Future Validity is the Missing Statistic: From Impossibility to $Φ$-Estimation for Grammar-Faithful Speculative Decoding

Grammar-constrained generation is often combined with local vocabulary masking and speculative decoding, but the resulting sampling law is not the grammar-conditional distribution users usually intend. We show that any speculative decoder with local mask access, Leviathan rejection, and rollback soundness samples from the locally projected distribution $μ^{\mathrm{proj}}$ rather than the grammar-conditional distribution $μ^\star$. This extends the GAD impossibility result to speculative decoding; on Dyck grammars with Qwen3-8B, the total-variation gap can reach 0.996. We identify the future-validity function $Φ_t(y)=\Pr_p[\mathrm{valid\ completion}\mid y]$ as the missing correction statistic.

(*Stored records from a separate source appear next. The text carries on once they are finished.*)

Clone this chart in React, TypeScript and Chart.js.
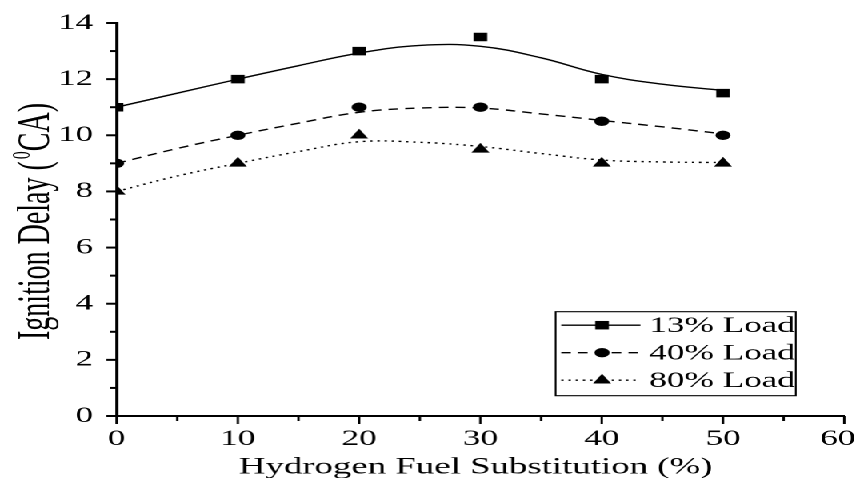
import { useEffect, useRef } from 'react';
import { Chart, registerables } from 'chart.js';

Chart.register(...registerables);

// ---- data ----
const xValues = [0, 10, 20, 30, 40, 50];
const load13 = [11, 12, 13, 13.5, 12, 11.5];
const load40 = [9, 10, 11, 11, 10.5, 10];
const load80 = [8, 9, 10, 9.5, 9, 9];
const seriesLabels = ['13% Load', '40% Load', '80% Load'];

// smooth fitted curves
const fitX = [0, 5, 10, 15, 20, 25, 30, 35, 40, 45, 50];
const fit13 = [11.0, 11.5, 12.0, 12.48, 12.93, 13.2, 13.17, 12.76, 12.17, 11.82, 11.6];
const fit40 = [9.0, 9.53, 10.0, 10.43, 10.82, 10.97, 10.97, 10.76, 10.53, 10.3, 10.05];
const fit80 = [8.0, 8.55, 9.0, 9.42, 9.77, 9.75, 9.6, 9.35, 9.12, 9.05, 9.03];

const xTicks = [0, 10, 20, 30, 40, 50, 60];
const yTicks = [0, 2, 4, 6, 8, 10, 12, 14];
const xMinorStep = 5;
const yMinorStep = 1;
const xTitle = 'Hydrogen Fuel Substitution (%)';
const yTitleMain = 'Ignition Delay (';
const yTitleSup = '0';
const yTitleEnd = 'CA)';

// ---- look ----
const STRETCH = 1.6; // the reference is stretched horizontally
const FULL_W = 857;
const FULL_H = 478;
const LOGICAL_W = FULL_W / STRETCH;
const FONT = '"Liberation Serif", "Times New Roman", serif';
const TICK_FONT = `22px ${FONT}`;

const styles = [
  { pointStyle: 'rect', radius: 6, dash: [] as number[] },
  { pointStyle: 'circle', radius: 4.7, dash: [6, 4.5] },
  { pointStyle: 'triangle', radius: 6.5, dash: [1.5, 3] },
];
const seriesValues = [load13, load40, load80];
const seriesFits = [fit13, fit40, fit80];

function drawMarker(ctx: CanvasRenderingContext2D, style: string, r: number, x: number, y: number) {
  ctx.beginPath();
  if (style === 'rect') {
    const s = r * Math.SQRT1_2;
    ctx.rect(x - s, y - s, 2 * s, 2 * s);
  } else if (style === 'circle') {
    ctx.arc(x, y, r, 0, Math.PI * 2);
  } else {
    ctx.moveTo(x, y - r);
    ctx.lineTo(x + r * 0.866, y + r / 2);
    ctx.lineTo(x - r * 0.866, y + r / 2);
    ctx.closePath();
  }
  ctx.fill();
}

const decorPlugin = {
  id: 'decor',
  afterDraw(chart: any) {
    const { ctx, chartArea, scales } = chart;
    const xs = scales.x;
    const ys = scales.y;
    ctx.save();
    ctx.strokeStyle = '#000';
    ctx.fillStyle = '#000';

    // x ticks (major + minor)
    ctx.lineWidth = 1.5;
    for (let v = xs.min; v <= xs.max + 1e-9; v += xMinorStep) {
      const px = xs.getPixelForValue(v);
      const major = xTicks.includes(v);
      ctx.beginPath();
      ctx.moveTo(px, chartArea.bottom);
      ctx.lineTo(px, chartArea.bottom + (major ? 8 : 5));
      ctx.stroke();
    }
    // x tick labels (kept inside the canvas)
    ctx.font = TICK_FONT;
    ctx.textAlign = 'center';
    ctx.textBaseline = 'middle';
    xs.ticks.forEach((t: any) => {
      const label = String(t.label);
      const w = ctx.measureText(label).width;
      const px = Math.min(xs.getPixelForValue(t.value), chart.width - w / 2 - 1.5);
      ctx.fillText(label, px, chartArea.bottom + 23.1);
    });

    // y ticks (major + minor)
    ctx.lineWidth = 2;
    for (let v = ys.min; v <= ys.max + 1e-9; v += yMinorStep) {
      const py = ys.getPixelForValue(v);
      const major = yTicks.includes(v);
      ctx.beginPath();
      ctx.moveTo(chartArea.left, py);
      ctx.lineTo(chartArea.left - (major ? 6.3 : 4.3), py);
      ctx.stroke();
    }

    // x title
    ctx.font = `23px ${FONT}`;
    ctx.textAlign = 'center';
    ctx.textBaseline = 'alphabetic';
    ctx.fillText(xTitle, (chartArea.left + chartArea.right) / 2 - 3, 473.3);

    // y title with superscript
    const mainFont = `28px ${FONT}`;
    const supFont = `16px ${FONT}`;
    ctx.font = mainFont;
    const w1 = ctx.measureText(yTitleMain).width;
    const w3 = ctx.measureText(yTitleEnd).width;
    ctx.font = supFont;
    const w2 = ctx.measureText(yTitleSup).width;
    const gap = 2;
    const total = w1 + gap + w2 + w3;
    ctx.translate(30.5, (chartArea.top + chartArea.bottom) / 2 + 2);
    ctx.rotate(-Math.PI / 2);
    ctx.textAlign = 'left';
    let x0 = -total / 2;
    ctx.font = mainFont;
    ctx.fillText(yTitleMain, x0, 0);
    x0 += w1 + gap;
    ctx.font = supFont;
    ctx.fillText(yTitleSup, x0, -12);
    x0 += w2;
    ctx.font = mainFont;
    ctx.fillText(yTitleEnd, x0, 0);
    ctx.restore();

    // legend
    ctx.save();
    const bx = 346.9;
    const by = 311.7;
    const bw = 150;
    const bh = 84;
    ctx.fillStyle = '#fff';
    ctx.fillRect(bx, by, bw, bh);
    ctx.strokeStyle = '#000';
    ctx.lineWidth = 1.1;
    ctx.strokeRect(bx, by, bw, bh);
    ctx.font = `22px ${FONT}`;
    ctx.textAlign = 'left';
    ctx.textBaseline = 'middle';
    seriesLabels.forEach((label, i) => {
      const st = styles[i];
      const cy = by + 13.5 + i * 27.5;
      ctx.strokeStyle = '#000';
      ctx.lineWidth = 1.4;
      ctx.setLineDash(st.dash);
      ctx.beginPath();
      ctx.moveTo(bx + 3.5, cy);
      ctx.lineTo(bx + 53, cy);
      ctx.stroke();
      ctx.setLineDash([]);
      ctx.fillStyle = '#000';
      drawMarker(ctx, st.pointStyle, st.radius, bx + 29, cy);
      ctx.fillText(label, bx + 58.5, cy + 1);
    });
    ctx.restore();
  },
};

export default function App() {
  const ref = useRef<HTMLCanvasElement>(null);

  useEffect(() => {
    const canvas = ref.current;
    if (!canvas) return;
    const datasets: any[] = [];
    seriesLabels.forEach((label, i) => {
      datasets.push({
        label,
        data: xValues.map((x, j) => ({ x, y: seriesValues[i][j] })),
        showLine: false,
        pointStyle: styles[i].pointStyle,
        pointRadius: styles[i].radius,
        pointBackgroundColor: '#000',
        pointBorderColor: '#000',
        pointBorderWidth: 0,
        clip: 0,
        order: 0,
      });
    });
    seriesLabels.forEach((label, i) => {
      datasets.push({
        label: label + ' fit',
        data: fitX.map((x, j) => ({ x, y: seriesFits[i][j] })),
        showLine: true,
        borderColor: '#000',
        borderWidth: 1.4,
        borderDash: styles[i].dash,
        tension: 0.4,
        pointRadius: 0,
        fill: false,
        order: 1,
      });
    });

    const chart = new Chart(canvas, {
      type: 'scatter',
      data: { datasets },
      options: {
        animation: false,
        responsive: true,
        maintainAspectRatio: false,
        devicePixelRatio: 2,
        events: [],
        layout: { padding: { left: 0, top: 23, right: LOGICAL_W - 527.2, bottom: 0 } },
        plugins: { legend: { display: false }, tooltip: { enabled: false }, title: { display: false } },
        scales: {
          x: {
            type: 'linear',
            min: xTicks[0],
            max: xTicks[xTicks.length - 1],
            ticks: {
              display: false,
              stepSize: xTicks[1] - xTicks[0],
              color: '#000',
              font: { family: FONT, size: 22 },
              maxRotation: 0,
            },
            grid: { display: false, drawTicks: false },
            border: { display: true, color: '#000', width: 2 },
            afterFit: (scale: any) => {
              scale.height = FULL_H - 416;
              scale.paddingLeft = 0;
              scale.paddingRight = 0;
            },
          },
          y: {
            type: 'linear',
            min: yTicks[0],
            max: yTicks[yTicks.length - 1],
            ticks: {
              stepSize: yTicks[1] - yTicks[0],
              color: '#000',
              font: { family: FONT, size: 22 },
              padding: 14.7,
            },
            grid: { display: false, drawTicks: false },
            border: { display: true, color: '#000', width: 2 },
            afterFit: (scale: any) => {
              scale.width = 72.8;
              scale.paddingTop = 0;
              scale.paddingBottom = 0;
            },
          },
        },
      } as any,
      plugins: [decorPlugin],
    });
    return () => chart.destroy();
  }, []);

  return (
    <div
      style={{
        position: 'absolute',
        left: 0,
        top: 0,
        width: LOGICAL_W,
        height: FULL_H,
        transform: `scaleX(${STRETCH})`,
        transformOrigin: '0 0',
        background: '#fff',
      }}
    >
      <canvas ref={ref} />
    </div>
  );
}
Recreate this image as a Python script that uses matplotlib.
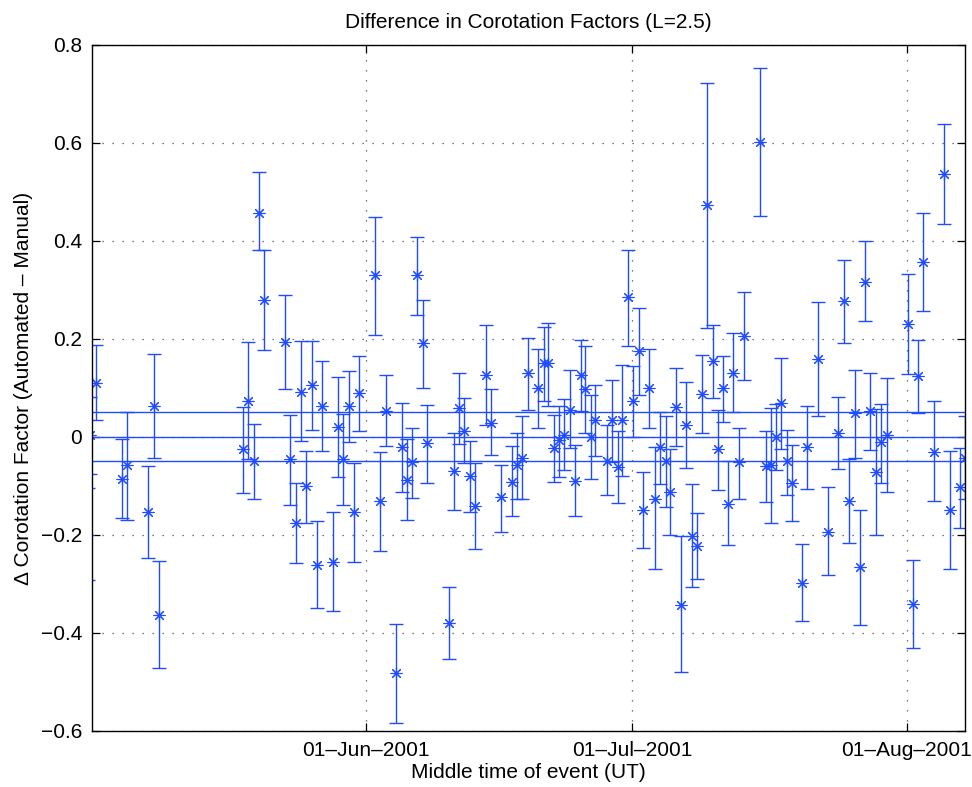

The target distribution is a Doob transform of the base model with $h=Φ$, while local masking corresponds to setting $h$ to one. With exact $Φ$, our oracle decoder FVO-Spec samples exactly from $μ^\star$; with approximate $Φ$, we bound the resulting total-variation error. Because exact future validity is hard for general context-free grammars, we evaluate estimator hierarchies on tractable Dyck and finite JSON languages. OneStep reduces Dyck TV by 14% with under 1% throughput overhead, exact dynamic programming reduces it by 97%, and finite-language correction closes JSON gaps to numerical precision. All fidelity claims are scoped to enumerable grammars and token tries.